I am not familiar with the SUMPRODUCT function. I asked someone to do some
work for me on a spreadsheet and he added the following expression to a cell:

=SUMPRODUCT(--('PO Log'!$AB$2:$AB$1203='Summary by Line Equivalent'!A2),('PO
Log'!$I$2:$I$1203),--('PO Log'!$AA$2:$AA$1203<>"CANCELLED"),--(PO
Log'!$X$2:$X$1203<>""))

I've been trying to understand exactly what this is doing, and I can't seem
to find anything that helps me understand what the "--" is for. Can someone
put this expression into English for me ?

Thanks !
 
People use the SUMPRODUCT function to perform fancy COUNTIF or SUMIF
procedures. In your example you can break the FUNCTION in three parts, each
part results in an array.

(--('PO Log'!$AB$2:$AB$1203='Summary by Line Equivalent'!A2)
creates an array of 1's and 0's (the -- turns a logical value into a
numerica value True=1, False=0). Depending on if the cell in column AB of
one sheet equals A2 from the other sheet. It creates an array that will look
like this
{1,1,0,1,0,1...1,0,1}

the other two are also logical functions that result in an array of 1's an
0's.

Each cell in each resulting array is mulitplied to each other to create a
final array of 1's and 0' which is summed.

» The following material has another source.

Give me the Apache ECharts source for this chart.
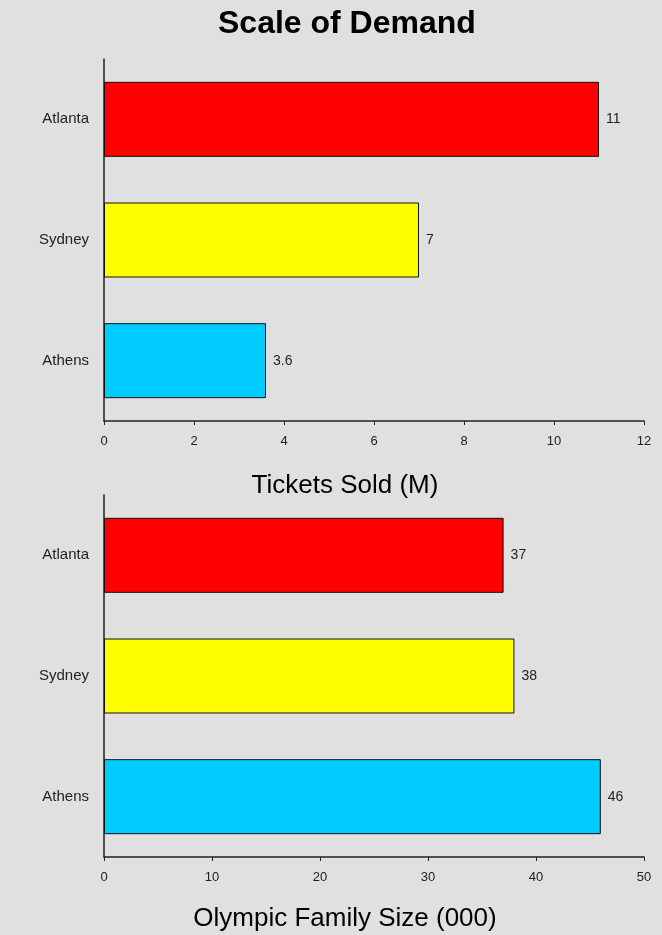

For example if the following arrays were to be mulitplied
{1,0,1,0}
{0,1,1,0}
{1,1,1,1}
the result would be
{0,0,1,0}
and the sum would be 1.

Hope I have been clear. Once you understand this manipulation of SUMPRODUCT
you can create extremely usefull functions.
 
Thanks.....that makes sense now!

Sloth said:
People use the SUMPRODUCT function to perform fancy COUNTIF or SUMIF
procedures. In your example you can break the FUNCTION in three parts, each
part results in an array.

(--('PO Log'!$AB$2:$AB$1203='Summary by Line Equivalent'!A2)
creates an array of 1's and 0's (the -- turns a logical value into a
numerica value True=1, False=0). Depending on if the cell in column AB of
one sheet equals A2 from the other sheet. It creates an array that will look
like this
{1,1,0,1,0,1...1,0,1}

the other two are also logical functions that result in an array of 1's an
0's.

Each cell in each resulting array is mulitplied to each other to create a
final array of 1's and 0' which is summed.

For example if the following arrays were to be mulitplied
{1,0,1,0}
{0,1,1,0}
{1,1,1,1}
the result would be
{0,0,1,0}
and the sum would be 1.

Hope I have been clear. Once you understand this manipulation of SUMPRODUCT
you can create extremely usefull functions.